How accurate is your machine learning model?

Karen Tao, Researcher
December 30, 2020

My Resume — Photo by Macau Photo Agency on Unsplash

'Tis the season to buy gifts for my niece, who receives multiple gifts from each of her uncles and aunts. Let's pretend I will build a machine learning model to predict whether she likes a gift because we all know how important it is to be the favorite aunt who also happens to be a data nerd. Assuming I have meticulously collected data of past gifts she received and whether she liked any particular present, we can build a supervised machine learning model.

More specifically, this will be a classification model. Our labels or outputs are binary—she either liked a gift or not. Each gift's features or attributes may include whether it lights up, the gift wrap that it came in, whether it makes noises, whether it is squishy, or whether it is edible. There could be other variables as well, such as whether her parents approve of the gift. Consideration for all variables is essential because missing a crucial variable could result in a machine learning model that is not accurate. But how do we define accuracy?

The obvious choice may appear to be accuracy, defined as the number of correct classifications as a portion of total gifts received. For example, let's say my niece received 100 gifts, and our model correctly predicted 98 outcomes of whether she liked the gift or not. Doesn't that sound like a decent model? Well, what if she disliked most of her gifts? Like a good two-year-old, she says "No" to everything. Our model had learned to predict "No" regardless of the features of the gift. Accuracy may not be the best choice, after all.

If the output labels are imbalanced, as in the case of the two-year-old who rejects everything, using simple accuracy may produce an overly optimistic evaluation. Fast forward a few years, and my adorable niece now is liking some gifts she receives. With the new data, I can build a new model and look at the confusion matrix, as in Figure 1, to see how my updated model performs. The total number of gifts in our dataset has now grown to 200.

Within Figure 1, the upper left quadrant indicates the number of times our model predicted "No," and the ground truth is that my niece did not like a gift. The lower left shows the number of times our model predicted "No" while she actually liked a gift. The upper right indicates the number of times the model predicted "Yes," and she did not like a gift. The lower right shows incidences when the model correctly predicted that she liked a gift.

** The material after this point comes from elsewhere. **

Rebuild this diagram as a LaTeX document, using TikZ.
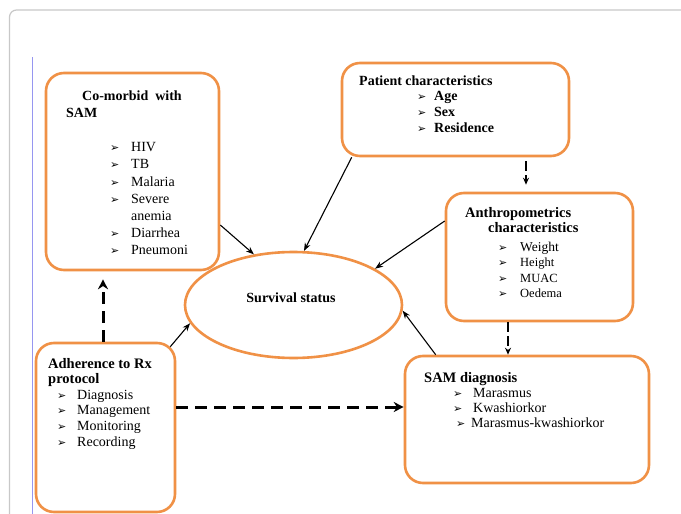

Now we can calculate the precision and recall of our model. Precision is the fraction of true positives among all of the gifts which were predicted to be liked. In our case, this would be 90 (true positive) out of 105 (true positive and false positives). Recall is the fraction of true positives among all the ground truth positives. In our example, this would be 90 (true positive) out of 92 (true positive and false negative). Precision is sometimes also called positive predictive value as it corresponds to the actual cases predicted to be true as a percentage of all that were predicted to be true. Recall is also called sensitivity as it corresponds to the model's ability to make correct predictions of true positives out of all cases that are ground truth positives.

Furthermore, the F1 score is often used as a measure derived from precision and recall to evaluate model performance. When there is an imbalance in the output labels, the F1 score is a better metric than accuracy as it also reflects how sensitive the model is to ground truth positive. Ultimately, these are all ways to measure how well a model is performing. Data scientists should leverage domain knowledge to select which of these measures to use. For example, do we want to penalize false positives tests in a pandemic? People who don't have the virus get sent home to rest. Or do we care more about the false negatives who test negative but actually can spread the virus?

Understanding the basics behind accuracy metrics can help us interpret some medical jargon, but it can also make us better consumers of the news. Stay well and have a joyous holiday season. I'd better hurry and finish wrapping gifts for my niece.